Esto implica que el punto de partida tiene que ser la realidad, a la que hay que respetar escrupulosamente, no inventarla ni falsificarla. "Se miente más de la cuenta / por falta de fantasía; también la verdad se inventa", escribía Antonio Machado. Se inventa en el sentido etimológico de la palabra, se la descubre, lo que exige la máxima fidelidad, el mayor respeto.

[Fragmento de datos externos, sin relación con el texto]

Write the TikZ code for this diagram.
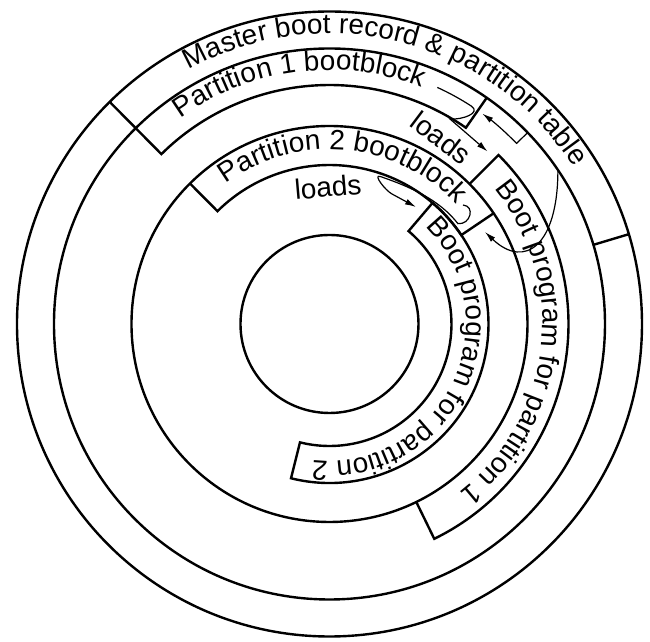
\documentclass[tikz,border=0pt]{standalone}
\usepackage{fontspec}
\setmainfont{Liberation Sans}
\usetikzlibrary{decorations.text,arrows.meta}
\newcommand{\dfont}{\fontsize{14}{16}\selectfont}
\begin{document}
\begin{tikzpicture}[x=0.5pt,y=0.5pt,
  ring/.style={line width=1.2pt},
  bandline/.style={line width=1.2pt, line join=miter},
  arr/.style={line width=0.6pt, -{Latex[length=5.5pt,width=3pt]}},
  lbl/.style={font=\dfont, inner sep=0pt}
]
\useasboundingbox (-329.5,-318) rectangle (320.5,324);
% full circles
\draw[ring] (0,0) circle[radius=89];
\draw[ring] (0,0) circle[radius=198];
\draw[ring] (0,0) circle[radius=275.5];
\draw[ring] (0,0) circle[radius=312.5];
% master boot record sector boundaries
\draw[bandline] (134.7:275.5) -- (134.7:312.5);
\draw[bandline] (16.7:275.5) -- (16.7:312.5);
% partition 1 bootblock
\draw[bandline] (134.7:275.5) -- (134.7:239) arc[start angle=134.7, end angle=55.2, radius=239] -- (55.2:275.5);
% boot program for partition 1
\draw[bandline] (45:198) -- (45:239) arc[start angle=45, end angle=-64, radius=239] -- (-64:198);
% partition 2 bootblock
\draw[bandline] (134.8:198) -- (134.8:159) arc[start angle=134.8, end angle=34, radius=159] -- (34:198);
% boot program for partition 2
\draw[bandline] (49.6:159) -- (49.6:122) arc[start angle=49.6, end angle=-104, radius=122] -- (-104:159) arc[start angle=-104, end angle=49.6, radius=159];
% curved texts
\path[decorate, decoration={text along path, text align=center,
  text={|\dfont|Master boot record {\&} partition table}}]
  (125.8:290.5) arc[start angle=125.8, end angle=25.8, radius=290.5];
\path[decorate, decoration={text along path, text align=center,
  text={|\dfont|Partition 1 bootblock}}]
  (132.25:254) arc[start angle=132.25, end angle=62.25, radius=254];
\path[decorate, decoration={text along path, text align=center,
  text={|\dfont|Partition 2 bootblock}}]
  (132.8:174.5) arc[start angle=132.8, end angle=36.8, radius=174.5];
\path[decorate, decoration={text along path, text align=center,
  text={|\dfont|Boot program for partition 1}}]
  (43.6:213) arc[start angle=43.6, end angle=-56.4, radius=213];
\path[decorate, decoration={text along path, text align=center,
  text={|\dfont|Boot program for partition 2}}]
  (49.2:137) arc[start angle=49.2, end angle=-100.8, radius=137];
% loads labels
\node[lbl, rotate=-37] (loadsA) at (111.5,186) {loads};
\node[lbl, rotate=5] (loadsB) at (-1.5,137) {loads};
% arrow A: MBR -> partition 1 bootblock
\coordinate (aS) at (44:275.5);
\draw[arr] (aS) -- (44:260) arc[start angle=44, end angle=54, radius=260];
% arrow B: partition 1 bootblock -> boot program 1
\coordinate (bS) at (65.5:260);
\draw[arr] (bS) arc[start angle=65.5, end angle=57, radius=260]
  .. controls (152.5,211) and (132.5,204) .. (120.5,205) -- (47.5:234);
% arrow C: MBR -> partition 2 bootblock
\coordinate (cS) at (34:275.5);
\coordinate (cE) at (155.5,92);
\draw[arr] (cS) .. controls (228.5,79) and (195.5,54) .. (cE);
% arrow D: partition 2 bootblock -> boot program 2
\coordinate (dS) at (133.5,119);
\coordinate (dE) at (86.5,117);
\draw[arr] (dS) .. controls (146,118) and (141,99) .. (38:163)
  .. controls (109.4,124.8) and (80,137.4) .. (71:156)
  .. controls (43.2,150.1) and (55.5,133.8) .. (62.5,130) -- (dE);
\end{tikzpicture}
\end{document}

Las grandes naciones han nacido de un proceso de imaginación creadora, proyectiva, ilusionante, hecha de amor a la realidad. Temo que no estemos en la mejor sazón desde este punto de vista. Se oscila entre la voluntad de homogeneidad, la sujeción a normas y reglamentos, con disminución de la espontaneidad y la libertad, y la ficción arbitraria y mecánica de diferencias inexistentes y secundarias, afirmadas mecánicamente y sin el menor carácter proyectivo. Inténtese descubrir en qué consiste el "proyecto sugestivo" de vida de las naciones que constituyen Europa; no digamos de aquellas porciones de ellas que, renunciando a su propia y admirable realidad, adoptan seudomorfosis de evidente esterilidad; o, todavía más, aquellos fragmentos de suelo europeo que no han alcanzado ni siquiera la participación en una verdadera realidad nacional, y que suplen con violencia y hostilidad la ausencia de una forma que les es ajena y a la cual sacrifican la que les pertenece.

Urge un despertar de la imaginación creadora, cuya misión es dilatar y potenciar la realidad, no suplantarla o deprimirla.